Второй концерт разительно отличался от первого. Исполнялись Струнная серенада Чайковского, Fratres Пярта, переложение Восьмого струнного квартета Шостаковича для камерного оркестра (версия Рудольфа Баршая) и «Маленькая Данелиада» Канчели, основанная на музыке к фильмам «Кин-дза-дза» и «Слёзы капали». В таком порядке опусы перечислены в программке.
Курентзис за пультом уже не казался не похожим на самого себя. Наоборот, он раскрылся традиционно, как дирижер, предлагающий свой, субъективный путь осмысления музыки.
Начать с того, что концепция вечера, предложенная в программке, была опровергнута. Никаких хронологически последовательных историй типа
«метасюжет от оммажа Моцарту через метафизическую ностальгию по старине к трагическому «концу истории» и итоговой трагикомедии с иронией».
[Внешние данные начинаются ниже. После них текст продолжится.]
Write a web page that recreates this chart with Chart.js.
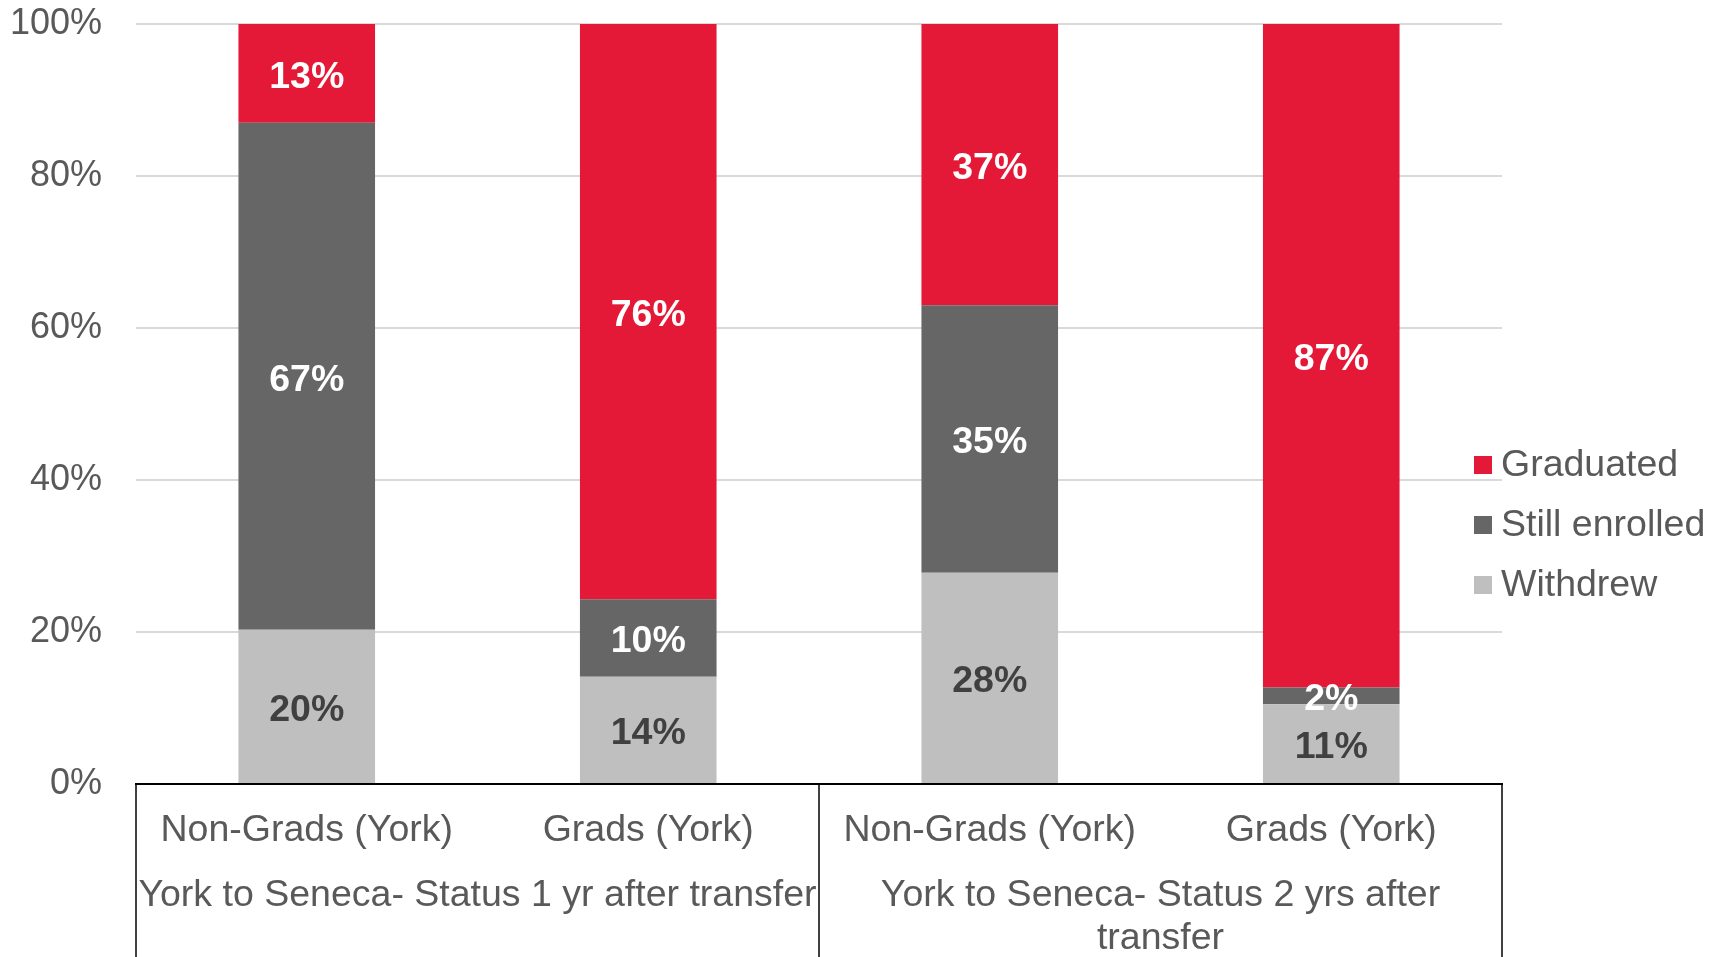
<!DOCTYPE html>
<html>
<head>
<meta charset="utf-8">
<script src="https://cdn.jsdelivr.net/npm/chart.js"></script>
<style>
  html, body { margin: 0; padding: 0; background: #fff; }
  #wrap { width: 1717px; height: 957px; }
</style>
</head>
<body>
<div id="wrap"><canvas id="chart" width="1717" height="957"></canvas></div>
<script>
// categories and groups
var categories = ["Non-Grads (York)", "Grads (York)", "Non-Grads (York)", "Grads (York)"];
var groupLabels = [
  ["York to Seneca- Status 1 yr after transfer"],
  ["York to Seneca- Status 2 yrs after", "transfer"]
];
var groupSizes = [2, 2];

// series values (% of students)
var withdrew = [20.3, 14.1, 27.8, 10.5];
var stillEnrolled = [66.7, 10.2, 35.2, 2.2];
var graduated = [13.0, 75.7, 37.0, 87.3];

var yTicks = [0, 20, 40, 60, 80, 100];

var FONT = "'Liberation Sans', Arial, sans-serif";
var TEXT = "#595959";

// labels in the middle of every segment
var segmentLabels = {
  id: "segmentLabels",
  afterDatasetsDraw: function (chart) {
    var ctx = chart.ctx;
    ctx.save();
    ctx.font = "bold 37.5px " + FONT;
    ctx.textAlign = "center";
    ctx.textBaseline = "middle";
    chart.data.datasets.forEach(function (ds, i) {
      var meta = chart.getDatasetMeta(i);
      meta.data.forEach(function (bar, j) {
        var v = ds.data[j];
        ctx.fillStyle = ds.labelColor;
        ctx.fillText(Math.round(v) + "%", bar.x, (bar.y + bar.base) / 2 + 4);
      });
    });
    ctx.restore();
  }
};

// group boxes under the x axis
var groupAxis = {
  id: "groupAxis",
  afterDraw: function (chart) {
    var ctx = chart.ctx;
    var area = chart.chartArea;
    var step = (area.right - area.left) / categories.length;
    ctx.save();
    ctx.strokeStyle = "#000";
    ctx.lineWidth = 1.5;
    var idx = 0;
    var edges = [area.left];
    groupSizes.forEach(function (n) { idx += n; edges.push(area.left + idx * step); });
    edges.forEach(function (x) {
      ctx.beginPath();
      ctx.moveTo(x, area.bottom);
      ctx.lineTo(x, chart.height);
      ctx.stroke();
    });
    ctx.font = "37.5px " + FONT;
    ctx.fillStyle = TEXT;
    ctx.textAlign = "center";
    ctx.textBaseline = "middle";
    groupLabels.forEach(function (lines, g) {
      var cx = (edges[g] + edges[g + 1]) / 2;
      lines.forEach(function (t, k) {
        ctx.fillText(t, cx, area.bottom + 112 + k * 43);
      });
    });
    ctx.restore();
  }
};

// legend at the right, overlapping the plot edge
var sideLegend = {
  id: "sideLegend",
  afterDraw: function (chart) {
    var ctx = chart.ctx;
    ctx.save();
    ctx.font = "37.5px " + FONT;
    ctx.textBaseline = "middle";
    ctx.textAlign = "left";
    var items = chart.data.datasets.slice().reverse();
    items.forEach(function (ds, k) {
      var cy = 465 + k * 60;
      ctx.fillStyle = ds.backgroundColor;
      ctx.fillRect(1474, cy - 9, 18, 18);
      ctx.fillStyle = TEXT;
      ctx.fillText(ds.label, 1501, cy + 1);
    });
    ctx.restore();
  }
};

new Chart(document.getElementById("chart"), {
  type: "bar",
  data: {
    labels: categories,
    datasets: [
      { label: "Withdrew", data: withdrew, backgroundColor: "#BFBFBF", labelColor: "#404040" },
      { label: "Still enrolled", data: stillEnrolled, backgroundColor: "#666666", labelColor: "#FFFFFF" },
      { label: "Graduated", data: graduated, backgroundColor: "#E31937", labelColor: "#FFFFFF" }
    ]
  },
  options: {
    responsive: false,
    animation: false,
    layout: { padding: { top: 24, right: 215, bottom: 0, left: 0 } },
    datasets: { bar: { barPercentage: 0.4, categoryPercentage: 1.0 } },
    plugins: {
      legend: { display: false },
      tooltip: { enabled: false }
    },
    scales: {
      x: {
        stacked: true,
        grid: { display: false, drawTicks: false },
        border: { display: true, color: "#000", width: 2 },
        ticks: { color: TEXT, font: { family: FONT, size: 37.5 }, padding: 24, maxRotation: 0, autoSkip: false },
        afterFit: function (s) { s.height = 173; }
      },
      y: {
        stacked: true,
        min: 0,
        max: 100,
        afterBuildTicks: function (s) { s.ticks = yTicks.map(function (v) { return { value: v }; }); },
        grid: {
          drawTicks: true,
          tickLength: 34,
          tickColor: "rgba(0,0,0,0)",
          lineWidth: 2,
          color: function (c) { return c.tick && c.tick.value === 0 ? "rgba(0,0,0,0)" : "#D9D9D9"; }
        },
        border: { display: false },
        ticks: {
          color: TEXT,
          font: { family: FONT, size: 36 },
          padding: 0,
          callback: function (v) { return v + "%"; }
        },
        afterFit: function (s) { s.width = 136; }
      }
    }
  },
  plugins: [segmentLabels, groupAxis, sideLegend]
});
</script>
</body>
</html>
Понятно, что в программу были выбраны вещи для струнного оркестра. Но в первом отделении звучали Пярт и Шостакович, а во втором – Чайковский и Канчели.
То есть музыкальная мистика сменилась музыкальной сардонической яростью, хоть и с толикой просветов, а сентиментальность (в хорошем смысле слова) – насмешливым лоскутным коллажем. Похоже, что Курентзис решил показать эмоциональную палитру для струнных. Какая бывает. И свое отношение, состоящее, как правило, из решительной деконструкции по линии темпов и акцентов.
В Пярте солировала превосходная первая скрипка оркестра – Ольга Волкова, манера которой напоминает игру другой любимицы Курентзиса, Патриции Копачинской.
В Шостаковиче нервозная вздыбленность музыки была десятикратно усилена. Тягучее начало: словно паук ткет паутину. Бросок в скорость. Еврейские мотивы отдавали нервной трясучкой и апокалипсисом, во время вальса хотелось не танцевать, а плакать. Длинные паузы, накапливающие энергию, разряжались музыкальными выкриками. В финале звук наглядно умер. Очень декоративный Шостакович получился.
Но это ничто по сравнению с тем, какой предстала Струнная серенада Чайковского. Изобилие сфорцандо. Тремоло виолончелей как куртуазный маньеризм. Вальс с переливами елочного украшения. Мотивы русской песни поплыли уточкой. Если медленно, то медленно совсем. Если быстро – не угонишься. Финал, возвращающий к началу, торжествовал, словно это не Чайковский, а Бетховен. В общем, не серенада, а мой ласковый и нежный зверь.
Канчели тоже строился на резких контрастах. Как сборник гэгов, с прописанными голосовыми вздохами и «цоканиями» музыкантов, с замедлениями до сонности и с внезапной кабацкой слезой. Или мышка тихо скребется, или уж гром гремит. Эффектность – наше все. Игра с рубато – частая практика своевольного дирижера. Но какой оркестр! Ему подвластно что угодно. Любая экзотическая или эксцентричная задача. Любой парад аттракционов и запуск фейерверков.
Насколько фейерверк необходим, в том или ином случае? Каждый решает сам.
Главное, что этот концерт прошел в пользу фонда «Дом с маяком», помогающего семьям с неизлечимо больными детьми.